Over my helmet radiophone—there was a mike outside the cage, so they could communicate with me when I was inside—I heard Miller say to the reporters:
"The feeding instinct. They've got it, too. Now we know for sure...."
think that the E.T.L. had colic from that first meal, though, like any half-smart puppy trainer, I tried not to let it eat too much. It writhed for a while, as if in pain. And I was on pins. How was I supposed to know just what was best to feed the thing, so it would survive? Everything was guesswork, varying formulas cautiously, groping. And it wasn't only the food. There was the searching for the temperature, the air-pressure and the degree of dryness at which the E.T.L. seemed most comfortable. And there was also the fiddling around with light-composition and intensities, variable in the sun lamps, to find what seemed best.

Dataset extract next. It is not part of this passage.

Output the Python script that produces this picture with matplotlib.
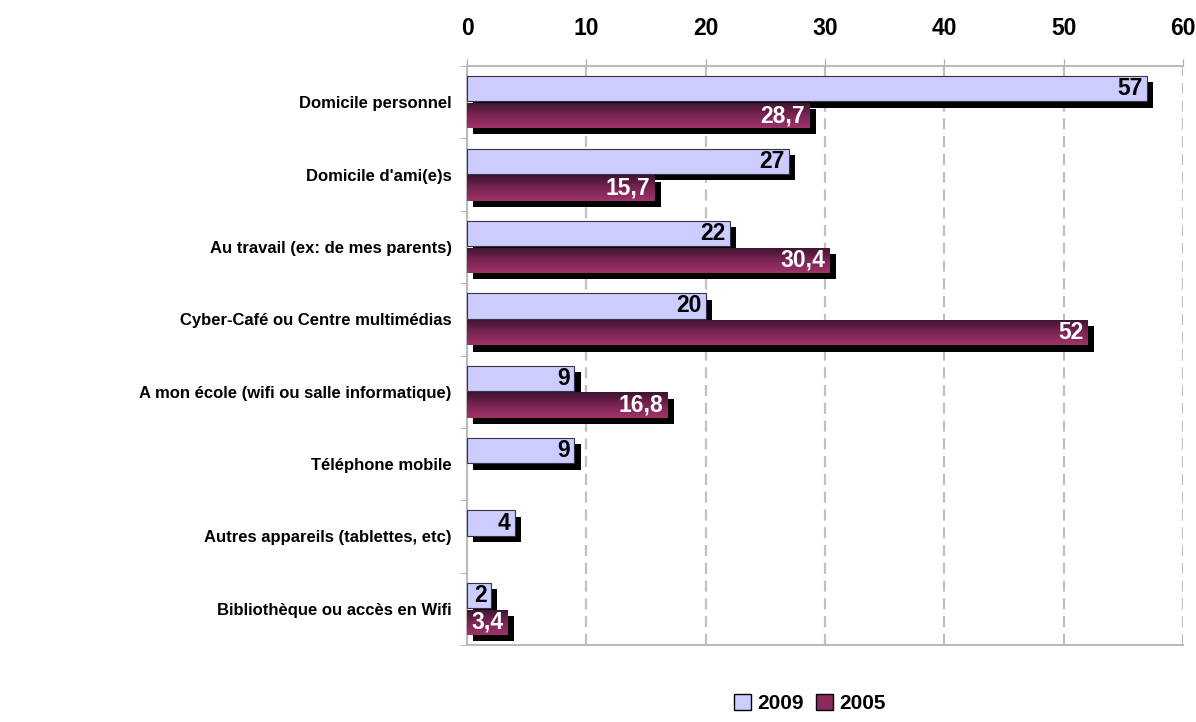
import numpy as np
import matplotlib
matplotlib.use('Agg')
import matplotlib.pyplot as plt
import matplotlib.patheffects as pe
from matplotlib.patches import Patch
from matplotlib.colors import LinearSegmentedColormap

plt.rcParams['font.family'] = ['Liberation Sans', 'DejaVu Sans']

categories = ["Domicile personnel", "Domicile d'ami(e)s", "Au travail (ex: de mes parents)",
              "Cyber-Café ou Centre multimédias", "A mon école (wifi ou salle informatique)",
              "Téléphone mobile", "Autres appareils (tablettes, etc)", "Bibliothèque ou accès en Wifi"]
v2009 = [57, 27, 22, 20, 9, 9, 4, 2]
v2005 = [28.7, 15.7, 30.4, 52, 16.8, None, None, 3.4]
xticks = [0, 10, 20, 30, 40, 50, 60]

fig = plt.figure(figsize=(11.96, 7.22), dpi=100)
ax = fig.add_axes([0.3905, 0.1066, 0.5985, 0.802])

y = np.arange(len(categories))
h = 0.35
shadow = [pe.SimplePatchShadow(offset=(4.5, -4.5), shadow_rgbFace='black', alpha=1), pe.Normal()]
grad = LinearSegmentedColormap.from_list('g', ['#3e1430', '#7a2453', '#a03369'])

def fmt(v):
    return ('%g' % v).replace('.', ',')

for i, (a, b) in enumerate(zip(v2009, v2005)):
    r = ax.barh(y[i] - h / 2 - 0.01, a, height=h, color='#ccccff', edgecolor='#333344',
                linewidth=0.8, zorder=3)[0]
    r.set_path_effects(shadow)
    ax.annotate(fmt(a), (a, y[i] - h / 2 - 0.01), xytext=(-3, 0), textcoords='offset points',
                ha='right', va='center', fontsize=16.5, fontweight='bold', color='black', zorder=5)
    if b is not None:
        yc = y[i] + h / 2 + 0.01
        r2 = ax.barh(yc, b, height=h, color='#8b2a5e', edgecolor='none', zorder=3)[0]
        r2.set_path_effects(shadow)
        im = ax.imshow(np.linspace(0, 1, 64).reshape(-1, 1), cmap=grad, aspect='auto',
                       extent=(0, b, yc + h / 2, yc - h / 2), zorder=4, interpolation='bilinear')
        im.set_clip_path(r2)
        ax.annotate(fmt(b), (b, yc), xytext=(-3, 0), textcoords='offset points',
                    ha='right', va='center', fontsize=16.5, fontweight='bold', color='white', zorder=5)

ax.set_xlim(0, 60)
ax.set_ylim(len(categories) - 0.5, -0.5)
ax.set_xticks(xticks)
ax.xaxis.tick_top()
ax.tick_params(axis='x', labelsize=16.5, colors='black', length=5, color='#aaaaaa', pad=14)
for t in ax.get_xticklabels():
    t.set_fontweight('bold')
ax.set_yticks(y)
ax.set_yticklabels(categories, fontsize=12, fontweight='bold')
ax.set_yticks(np.arange(len(categories) + 1) - 0.5, minor=True)
ax.tick_params(axis='y', which='major', length=0, pad=11)
ax.tick_params(axis='y', which='minor', length=5, color='#aaaaaa')
ax.xaxis.grid(True, color='#c0c0c0', linestyle=(0, (5, 3)), linewidth=1.6, zorder=0)
ax.set_axisbelow(True)
for s in ['left', 'bottom', 'top']:
    ax.spines[s].set_color('#bbbbbb')
    ax.spines[s].set_linewidth(1.5)
ax.spines['right'].set_visible(False)

handles = [Patch(facecolor='#ccccff', edgecolor='black', label='2009'),
           Patch(facecolor='#8b2a5e', edgecolor='black', label='2005')]
leg = fig.legend(handles=handles, loc='lower center', bbox_to_anchor=(0.677, -0.014), ncol=2,
                 frameon=False, handlelength=0.8, handleheight=0.8, handletextpad=0.3,
                 columnspacing=0.6, prop={'size': 15, 'weight': 'bold'})

fig.savefig('out.png', dpi=100)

We seemed to have figured things out right—or else the monster was just rugged. It shed several skins, thrived and grew active. Its size increased steadily. And other things began to grow in that cage. Odd, hard-shelled, bluish-green weeds; lichenous patches, dry as dust; invisible, un-Earthly bacteria—all were harmless, possibly even beneficial, to my charge.
How did all this stuff come into being? Miller and Craig had examined the dried clay of the E.T.L.'s discarded casing with microscopes. They scraped dust from every fragment of the wreck that hadn't been blasted too much with fire, and made cultures. They were looking for spores and seeds and microbes. And it wasn't long before they had classified quite a list of other-world biological forms. The most common of these they transplanted into the cage.
Often I even slept inside the cage, clad in my armor. That's devotion to a purpose for you. In a way, it was like living on a little piece of Mars. Often enough I was bored stiff.
But plenty did happen. From the start Etl—we began calling the thing that—showed an almost electrically intense curiosity for everything. Some of the habits of its kind were written in its instincts. It basked in strong light, but it liked dark corners, too. At night—when we turned the sun lamps off, that is—it would bury itself in the dusty soil. Protection against nocturnal cold might have been the reason for that.